Records excerpted from a collection
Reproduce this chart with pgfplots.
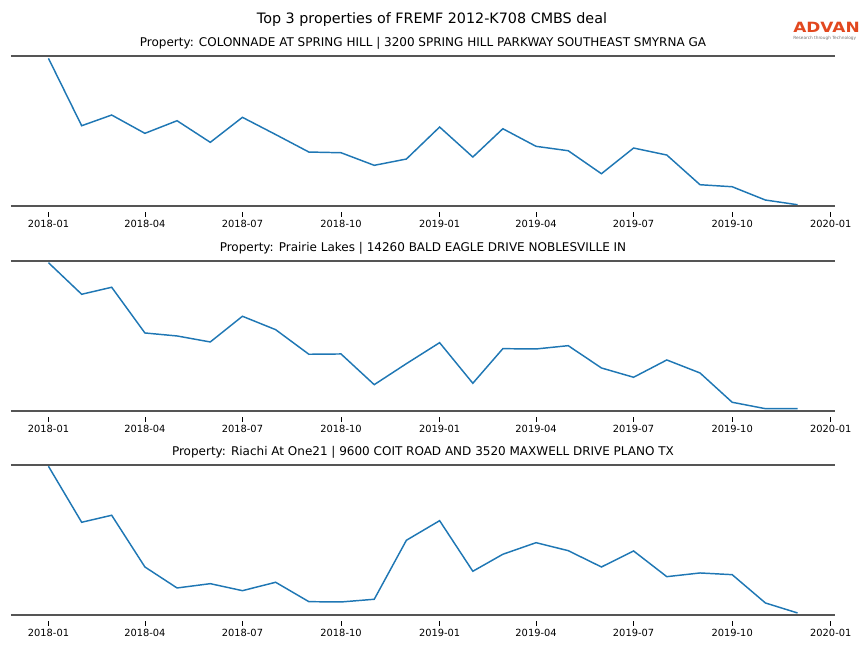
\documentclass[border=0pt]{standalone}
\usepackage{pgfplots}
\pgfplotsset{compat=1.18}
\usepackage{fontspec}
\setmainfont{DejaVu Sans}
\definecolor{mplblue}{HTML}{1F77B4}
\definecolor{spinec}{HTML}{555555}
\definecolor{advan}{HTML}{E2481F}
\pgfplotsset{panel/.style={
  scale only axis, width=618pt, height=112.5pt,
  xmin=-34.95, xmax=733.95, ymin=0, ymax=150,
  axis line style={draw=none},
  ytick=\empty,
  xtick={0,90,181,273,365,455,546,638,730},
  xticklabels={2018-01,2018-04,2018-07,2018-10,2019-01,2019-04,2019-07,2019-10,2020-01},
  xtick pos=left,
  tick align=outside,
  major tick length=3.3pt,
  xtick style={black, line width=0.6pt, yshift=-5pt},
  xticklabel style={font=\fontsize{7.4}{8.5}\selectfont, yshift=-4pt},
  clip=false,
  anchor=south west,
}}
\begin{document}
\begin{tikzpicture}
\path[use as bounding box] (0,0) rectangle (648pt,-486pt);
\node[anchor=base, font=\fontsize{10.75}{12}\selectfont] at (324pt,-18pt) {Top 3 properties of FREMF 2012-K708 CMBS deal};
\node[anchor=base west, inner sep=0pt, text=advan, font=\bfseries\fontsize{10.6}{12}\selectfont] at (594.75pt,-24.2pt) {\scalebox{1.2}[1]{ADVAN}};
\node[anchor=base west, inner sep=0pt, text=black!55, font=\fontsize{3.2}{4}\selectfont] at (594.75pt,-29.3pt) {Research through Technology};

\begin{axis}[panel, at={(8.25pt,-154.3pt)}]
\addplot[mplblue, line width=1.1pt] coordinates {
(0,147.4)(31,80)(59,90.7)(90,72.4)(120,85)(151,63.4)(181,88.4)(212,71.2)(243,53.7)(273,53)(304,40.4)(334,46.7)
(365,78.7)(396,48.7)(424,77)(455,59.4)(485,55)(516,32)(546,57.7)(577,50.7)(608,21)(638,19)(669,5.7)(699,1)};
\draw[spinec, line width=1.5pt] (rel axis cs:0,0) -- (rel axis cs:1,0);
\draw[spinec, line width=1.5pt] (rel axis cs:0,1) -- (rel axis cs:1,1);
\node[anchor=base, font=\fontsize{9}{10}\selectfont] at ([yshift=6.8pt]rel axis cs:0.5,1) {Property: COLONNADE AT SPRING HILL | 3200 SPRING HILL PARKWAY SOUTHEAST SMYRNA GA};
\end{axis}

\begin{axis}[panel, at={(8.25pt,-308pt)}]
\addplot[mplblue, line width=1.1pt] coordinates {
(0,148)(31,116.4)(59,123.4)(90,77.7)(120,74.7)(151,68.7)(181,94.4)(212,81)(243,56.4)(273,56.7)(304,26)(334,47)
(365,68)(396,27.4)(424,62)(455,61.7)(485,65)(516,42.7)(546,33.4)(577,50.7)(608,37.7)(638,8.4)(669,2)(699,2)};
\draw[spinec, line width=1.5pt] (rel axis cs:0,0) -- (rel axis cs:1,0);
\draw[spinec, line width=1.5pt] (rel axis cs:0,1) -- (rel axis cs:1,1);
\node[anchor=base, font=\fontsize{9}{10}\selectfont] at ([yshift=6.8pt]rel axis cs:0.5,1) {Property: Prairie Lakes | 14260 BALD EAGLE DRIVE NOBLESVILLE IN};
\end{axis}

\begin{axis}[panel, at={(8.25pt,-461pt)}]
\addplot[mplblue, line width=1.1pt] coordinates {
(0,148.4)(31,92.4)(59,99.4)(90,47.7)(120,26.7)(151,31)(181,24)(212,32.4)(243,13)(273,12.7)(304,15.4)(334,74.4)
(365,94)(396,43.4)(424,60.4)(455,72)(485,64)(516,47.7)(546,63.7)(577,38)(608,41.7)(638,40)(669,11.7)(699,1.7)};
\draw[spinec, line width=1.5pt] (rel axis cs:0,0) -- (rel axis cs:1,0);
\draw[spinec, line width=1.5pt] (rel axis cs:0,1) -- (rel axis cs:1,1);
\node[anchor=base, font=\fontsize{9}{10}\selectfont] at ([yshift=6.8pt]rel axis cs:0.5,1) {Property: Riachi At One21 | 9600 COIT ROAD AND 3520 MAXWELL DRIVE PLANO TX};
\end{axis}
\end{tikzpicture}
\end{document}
* * *
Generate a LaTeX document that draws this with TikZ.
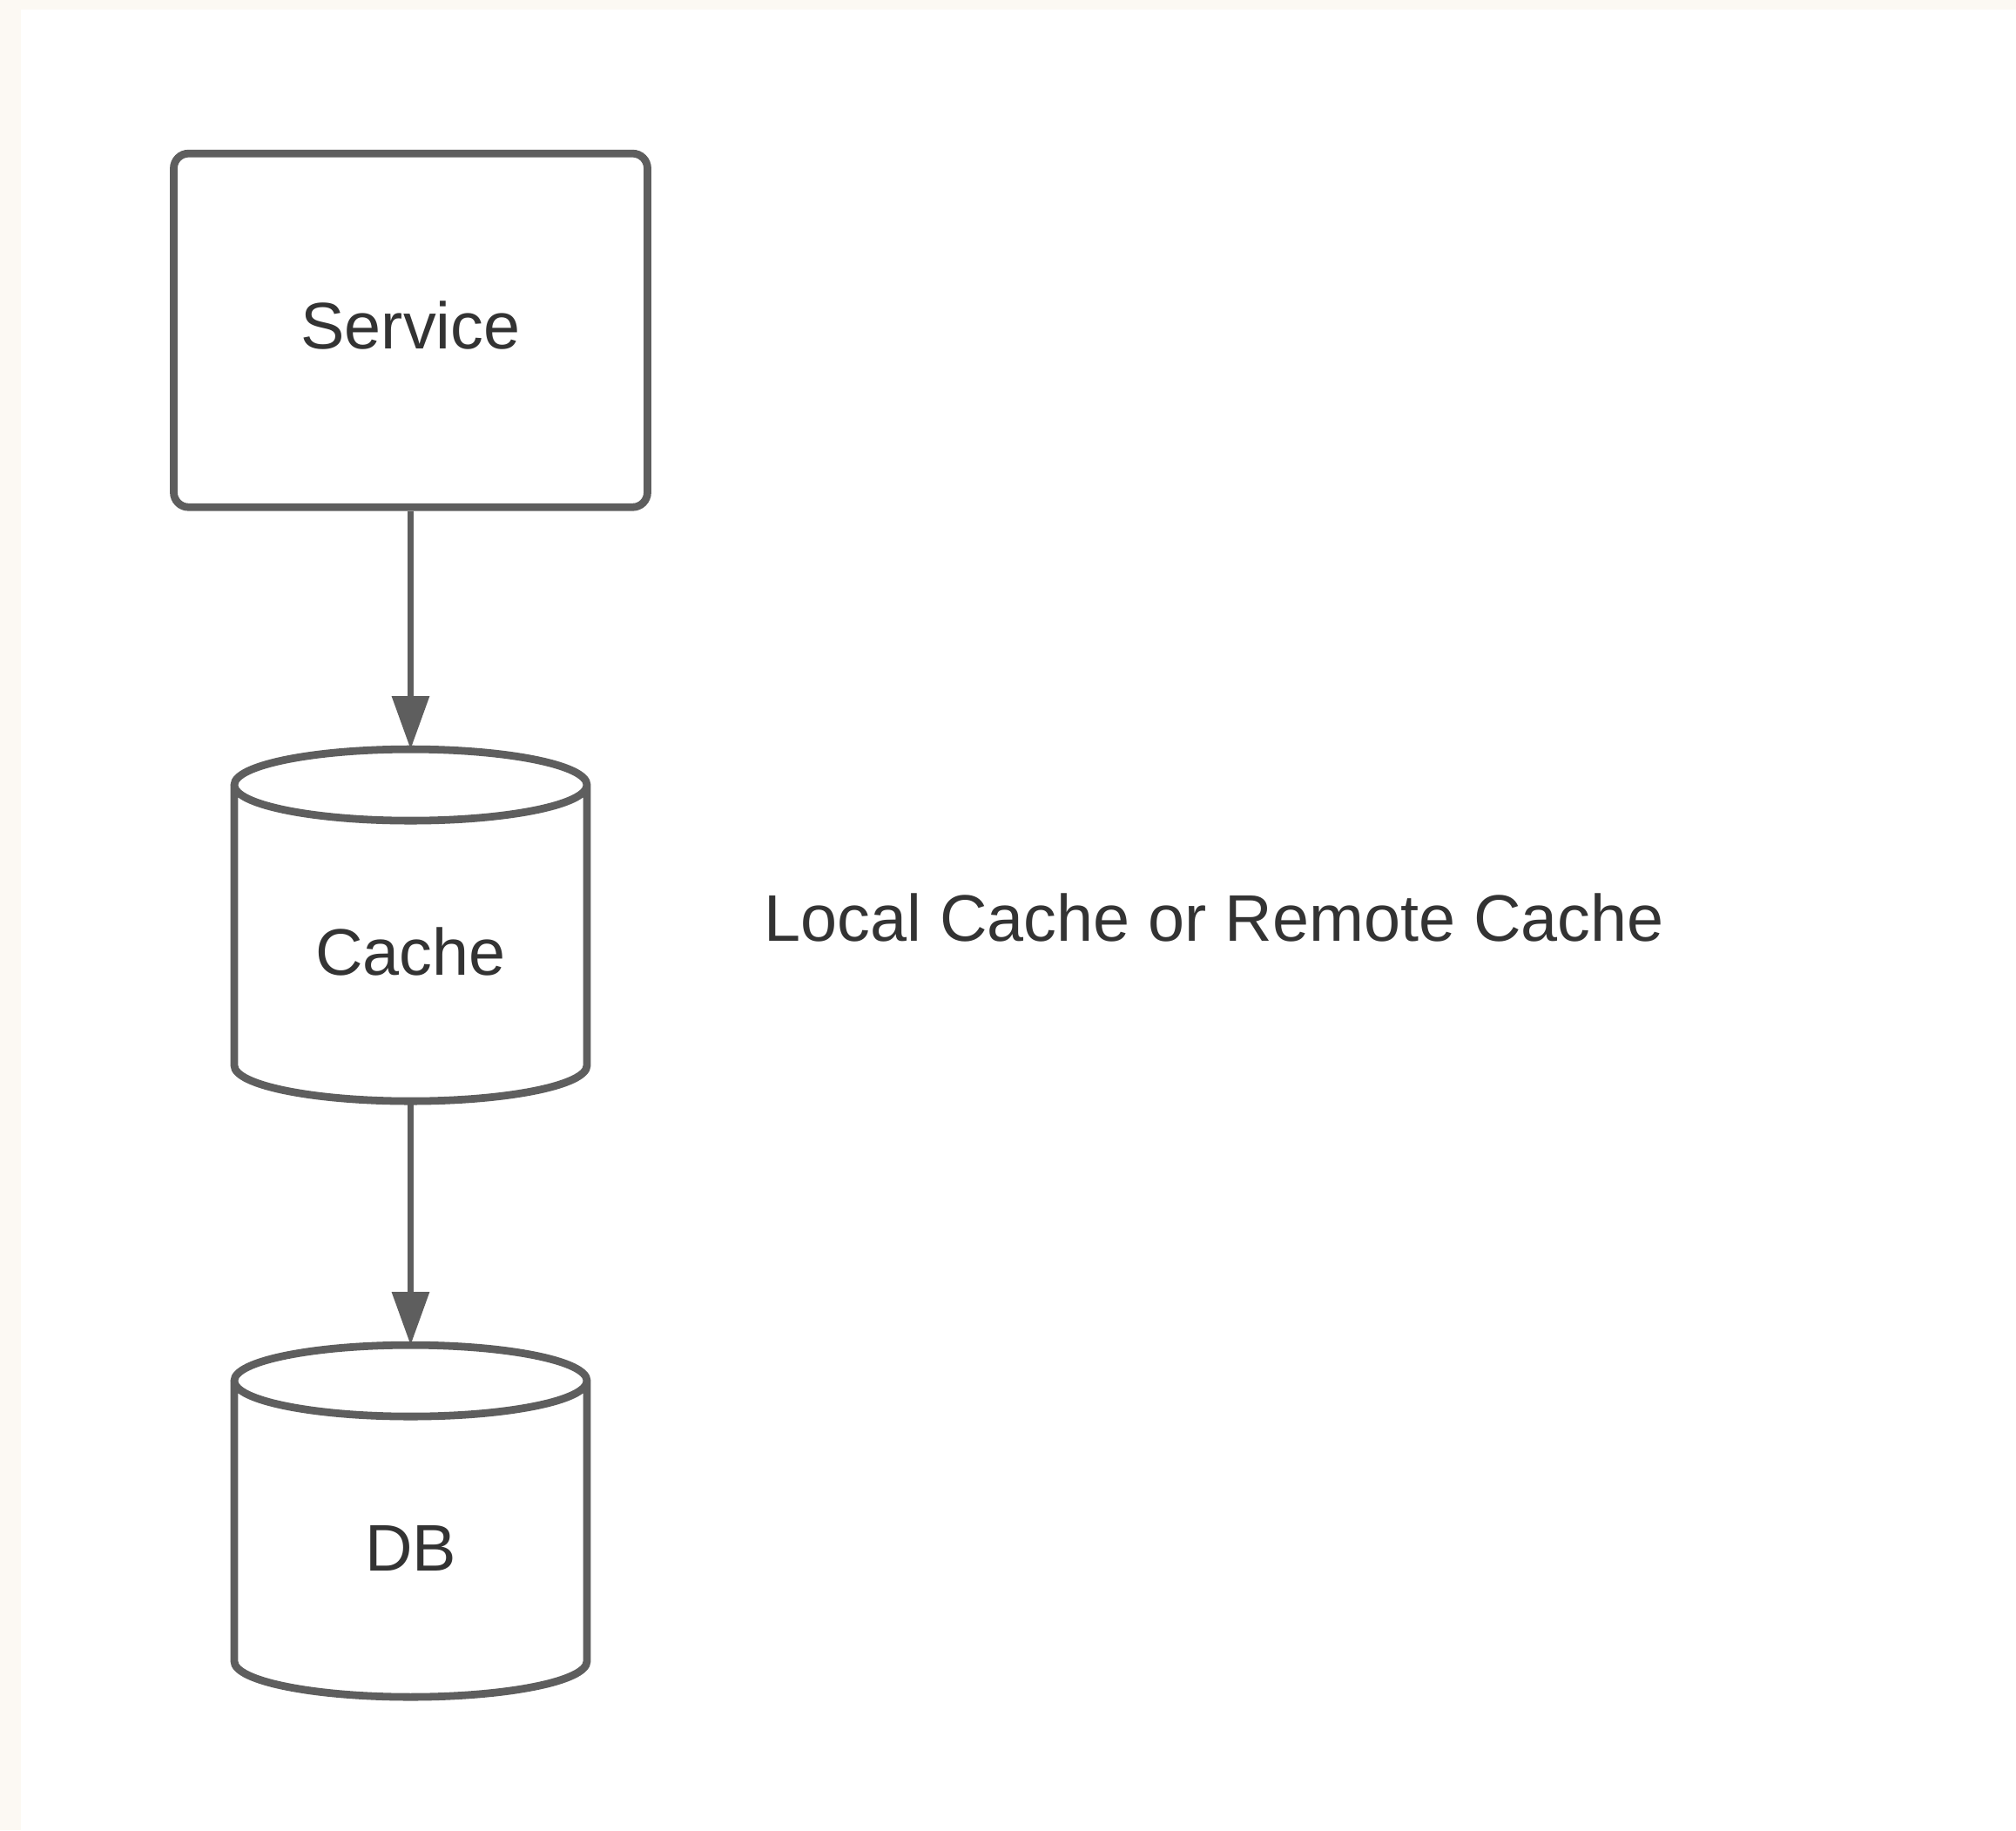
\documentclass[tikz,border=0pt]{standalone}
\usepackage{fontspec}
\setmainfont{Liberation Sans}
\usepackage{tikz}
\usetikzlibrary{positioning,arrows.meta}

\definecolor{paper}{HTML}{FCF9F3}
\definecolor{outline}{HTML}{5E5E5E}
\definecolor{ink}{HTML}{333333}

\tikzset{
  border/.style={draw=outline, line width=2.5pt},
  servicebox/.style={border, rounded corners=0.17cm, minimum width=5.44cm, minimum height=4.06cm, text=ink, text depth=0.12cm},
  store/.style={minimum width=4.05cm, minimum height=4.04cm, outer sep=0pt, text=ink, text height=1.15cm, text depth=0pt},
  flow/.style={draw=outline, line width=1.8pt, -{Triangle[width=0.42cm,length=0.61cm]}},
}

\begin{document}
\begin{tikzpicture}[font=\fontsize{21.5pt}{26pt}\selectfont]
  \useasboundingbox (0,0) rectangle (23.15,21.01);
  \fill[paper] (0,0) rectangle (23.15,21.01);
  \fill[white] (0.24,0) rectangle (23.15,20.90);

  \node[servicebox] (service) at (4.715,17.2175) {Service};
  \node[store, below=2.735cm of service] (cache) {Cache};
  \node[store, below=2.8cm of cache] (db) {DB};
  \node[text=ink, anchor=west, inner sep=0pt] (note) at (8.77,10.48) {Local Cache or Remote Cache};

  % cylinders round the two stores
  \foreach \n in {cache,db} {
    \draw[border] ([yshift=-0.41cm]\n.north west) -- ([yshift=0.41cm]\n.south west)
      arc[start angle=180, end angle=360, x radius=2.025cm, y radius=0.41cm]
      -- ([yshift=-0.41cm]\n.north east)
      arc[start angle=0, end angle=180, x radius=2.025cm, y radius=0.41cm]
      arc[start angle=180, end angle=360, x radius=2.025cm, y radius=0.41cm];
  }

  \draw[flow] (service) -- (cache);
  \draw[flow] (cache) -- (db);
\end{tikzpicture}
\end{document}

# Written problem
Filter the records above and return every line that holds the word "with".

# Exercise answer
Reproduce this chart with pgfplots.
Generate a LaTeX document that draws this with TikZ.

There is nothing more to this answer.